* **WORK TO BE COMPLETED**
Give all the lines below again, exactly, with no pictures.

* **RAW DATA**

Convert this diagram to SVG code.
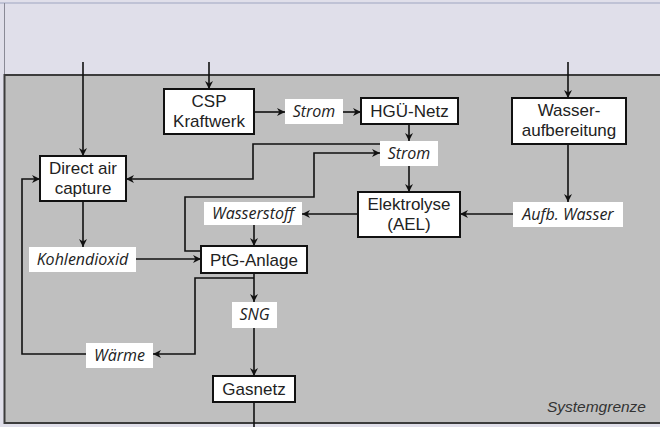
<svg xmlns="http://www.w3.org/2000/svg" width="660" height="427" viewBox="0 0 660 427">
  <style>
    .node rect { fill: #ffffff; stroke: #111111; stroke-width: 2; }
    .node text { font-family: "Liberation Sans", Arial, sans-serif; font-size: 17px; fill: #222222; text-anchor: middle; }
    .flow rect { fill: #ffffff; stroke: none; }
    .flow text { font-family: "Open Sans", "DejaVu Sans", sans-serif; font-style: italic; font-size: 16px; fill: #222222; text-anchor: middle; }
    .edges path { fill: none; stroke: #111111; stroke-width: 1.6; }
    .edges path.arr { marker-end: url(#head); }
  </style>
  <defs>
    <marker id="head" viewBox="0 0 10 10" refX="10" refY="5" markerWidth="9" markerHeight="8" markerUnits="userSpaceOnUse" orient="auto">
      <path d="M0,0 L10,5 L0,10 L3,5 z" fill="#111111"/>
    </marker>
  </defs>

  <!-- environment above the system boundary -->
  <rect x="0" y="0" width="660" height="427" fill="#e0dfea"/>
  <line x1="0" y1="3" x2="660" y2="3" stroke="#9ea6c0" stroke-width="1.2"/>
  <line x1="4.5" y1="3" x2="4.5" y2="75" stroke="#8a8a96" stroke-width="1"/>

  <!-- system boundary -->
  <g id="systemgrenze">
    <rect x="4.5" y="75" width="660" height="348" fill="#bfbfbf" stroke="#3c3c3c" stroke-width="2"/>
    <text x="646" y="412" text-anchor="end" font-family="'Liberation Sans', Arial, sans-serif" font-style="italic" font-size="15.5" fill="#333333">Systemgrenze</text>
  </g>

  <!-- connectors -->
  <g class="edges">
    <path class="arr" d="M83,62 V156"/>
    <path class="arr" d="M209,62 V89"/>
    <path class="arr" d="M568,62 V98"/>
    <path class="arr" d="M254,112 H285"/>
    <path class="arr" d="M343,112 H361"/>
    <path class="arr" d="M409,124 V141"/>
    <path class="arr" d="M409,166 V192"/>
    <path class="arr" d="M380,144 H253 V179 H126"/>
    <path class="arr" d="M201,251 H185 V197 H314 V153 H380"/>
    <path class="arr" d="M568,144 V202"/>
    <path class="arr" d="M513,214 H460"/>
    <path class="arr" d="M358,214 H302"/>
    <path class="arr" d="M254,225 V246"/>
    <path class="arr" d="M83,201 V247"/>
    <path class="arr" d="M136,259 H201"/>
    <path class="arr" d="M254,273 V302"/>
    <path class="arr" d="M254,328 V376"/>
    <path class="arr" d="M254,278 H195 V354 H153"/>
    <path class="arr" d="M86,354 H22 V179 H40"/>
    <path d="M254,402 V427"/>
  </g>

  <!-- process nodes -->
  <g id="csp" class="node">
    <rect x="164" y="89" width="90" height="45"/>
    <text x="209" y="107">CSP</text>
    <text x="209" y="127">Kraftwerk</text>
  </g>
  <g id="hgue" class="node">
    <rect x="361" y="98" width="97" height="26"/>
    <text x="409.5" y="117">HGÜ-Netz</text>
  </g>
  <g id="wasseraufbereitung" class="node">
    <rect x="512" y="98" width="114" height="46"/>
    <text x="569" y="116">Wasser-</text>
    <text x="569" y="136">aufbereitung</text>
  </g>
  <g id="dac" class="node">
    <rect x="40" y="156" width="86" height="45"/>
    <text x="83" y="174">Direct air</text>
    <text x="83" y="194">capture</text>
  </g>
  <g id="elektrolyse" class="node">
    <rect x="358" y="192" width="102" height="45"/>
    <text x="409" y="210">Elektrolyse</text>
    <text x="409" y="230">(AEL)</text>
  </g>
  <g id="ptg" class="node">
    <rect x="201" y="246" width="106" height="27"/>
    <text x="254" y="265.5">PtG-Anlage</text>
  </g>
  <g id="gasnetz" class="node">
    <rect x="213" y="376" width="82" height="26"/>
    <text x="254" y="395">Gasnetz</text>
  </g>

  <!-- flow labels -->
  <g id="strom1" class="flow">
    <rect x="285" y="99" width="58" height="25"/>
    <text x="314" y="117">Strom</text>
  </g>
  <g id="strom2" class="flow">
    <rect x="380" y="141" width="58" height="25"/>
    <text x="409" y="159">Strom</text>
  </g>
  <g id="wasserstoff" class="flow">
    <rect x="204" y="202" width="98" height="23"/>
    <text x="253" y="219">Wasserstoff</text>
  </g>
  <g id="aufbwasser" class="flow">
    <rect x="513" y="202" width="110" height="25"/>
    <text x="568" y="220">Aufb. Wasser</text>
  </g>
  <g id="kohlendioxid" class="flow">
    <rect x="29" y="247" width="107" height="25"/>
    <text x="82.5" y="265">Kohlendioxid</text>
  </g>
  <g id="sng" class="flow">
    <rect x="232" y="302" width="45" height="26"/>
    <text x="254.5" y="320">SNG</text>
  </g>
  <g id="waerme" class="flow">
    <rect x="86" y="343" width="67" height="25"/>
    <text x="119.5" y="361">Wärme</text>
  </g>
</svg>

* **PROBLEM SOLUTION**
Convert this diagram to SVG code.
<svg xmlns="http://www.w3.org/2000/svg" width="660" height="427" viewBox="0 0 660 427">
  <style>
    .node rect { fill: #ffffff; stroke: #111111; stroke-width: 2; }
    .node text { font-family: "Liberation Sans", Arial, sans-serif; font-size: 17px; fill: #222222; text-anchor: middle; }
    .flow rect { fill: #ffffff; stroke: none; }
    .flow text { font-family: "Open Sans", "DejaVu Sans", sans-serif; font-style: italic; font-size: 16px; fill: #222222; text-anchor: middle; }
    .edges path { fill: none; stroke: #111111; stroke-width: 1.6; }
    .edges path.arr { marker-end: url(#head); }
  </style>
  <defs>
    <marker id="head" viewBox="0 0 10 10" refX="10" refY="5" markerWidth="9" markerHeight="8" markerUnits="userSpaceOnUse" orient="auto">
      <path d="M0,0 L10,5 L0,10 L3,5 z" fill="#111111"/>
    </marker>
  </defs>

  <!-- environment above the system boundary -->
  <rect x="0" y="0" width="660" height="427" fill="#e0dfea"/>
  <line x1="0" y1="3" x2="660" y2="3" stroke="#9ea6c0" stroke-width="1.2"/>
  <line x1="4.5" y1="3" x2="4.5" y2="75" stroke="#8a8a96" stroke-width="1"/>

  <!-- system boundary -->
  <g id="systemgrenze">
    <rect x="4.5" y="75" width="660" height="348" fill="#bfbfbf" stroke="#3c3c3c" stroke-width="2"/>
    <text x="646" y="412" text-anchor="end" font-family="'Liberation Sans', Arial, sans-serif" font-style="italic" font-size="15.5" fill="#333333">Systemgrenze</text>
  </g>

  <!-- connectors -->
  <g class="edges">
    <path class="arr" d="M83,62 V156"/>
    <path class="arr" d="M209,62 V89"/>
    <path class="arr" d="M568,62 V98"/>
    <path class="arr" d="M254,112 H285"/>
    <path class="arr" d="M343,112 H361"/>
    <path class="arr" d="M409,124 V141"/>
    <path class="arr" d="M409,166 V192"/>
    <path class="arr" d="M380,144 H253 V179 H126"/>
    <path class="arr" d="M201,251 H185 V197 H314 V153 H380"/>
    <path class="arr" d="M568,144 V202"/>
    <path class="arr" d="M513,214 H460"/>
    <path class="arr" d="M358,214 H302"/>
    <path class="arr" d="M254,225 V246"/>
    <path class="arr" d="M83,201 V247"/>
    <path class="arr" d="M136,259 H201"/>
    <path class="arr" d="M254,273 V302"/>
    <path class="arr" d="M254,328 V376"/>
    <path class="arr" d="M254,278 H195 V354 H153"/>
    <path class="arr" d="M86,354 H22 V179 H40"/>
    <path d="M254,402 V427"/>
  </g>

  <!-- process nodes -->
  <g id="csp" class="node">
    <rect x="164" y="89" width="90" height="45"/>
    <text x="209" y="107">CSP</text>
    <text x="209" y="127">Kraftwerk</text>
  </g>
  <g id="hgue" class="node">
    <rect x="361" y="98" width="97" height="26"/>
    <text x="409.5" y="117">HGÜ-Netz</text>
  </g>
  <g id="wasseraufbereitung" class="node">
    <rect x="512" y="98" width="114" height="46"/>
    <text x="569" y="116">Wasser-</text>
    <text x="569" y="136">aufbereitung</text>
  </g>
  <g id="dac" class="node">
    <rect x="40" y="156" width="86" height="45"/>
    <text x="83" y="174">Direct air</text>
    <text x="83" y="194">capture</text>
  </g>
  <g id="elektrolyse" class="node">
    <rect x="358" y="192" width="102" height="45"/>
    <text x="409" y="210">Elektrolyse</text>
    <text x="409" y="230">(AEL)</text>
  </g>
  <g id="ptg" class="node">
    <rect x="201" y="246" width="106" height="27"/>
    <text x="254" y="265.5">PtG-Anlage</text>
  </g>
  <g id="gasnetz" class="node">
    <rect x="213" y="376" width="82" height="26"/>
    <text x="254" y="395">Gasnetz</text>
  </g>

  <!-- flow labels -->
  <g id="strom1" class="flow">
    <rect x="285" y="99" width="58" height="25"/>
    <text x="314" y="117">Strom</text>
  </g>
  <g id="strom2" class="flow">
    <rect x="380" y="141" width="58" height="25"/>
    <text x="409" y="159">Strom</text>
  </g>
  <g id="wasserstoff" class="flow">
    <rect x="204" y="202" width="98" height="23"/>
    <text x="253" y="219">Wasserstoff</text>
  </g>
  <g id="aufbwasser" class="flow">
    <rect x="513" y="202" width="110" height="25"/>
    <text x="568" y="220">Aufb. Wasser</text>
  </g>
  <g id="kohlendioxid" class="flow">
    <rect x="29" y="247" width="107" height="25"/>
    <text x="82.5" y="265">Kohlendioxid</text>
  </g>
  <g id="sng" class="flow">
    <rect x="232" y="302" width="45" height="26"/>
    <text x="254.5" y="320">SNG</text>
  </g>
  <g id="waerme" class="flow">
    <rect x="86" y="343" width="67" height="25"/>
    <text x="119.5" y="361">Wärme</text>
  </g>
</svg>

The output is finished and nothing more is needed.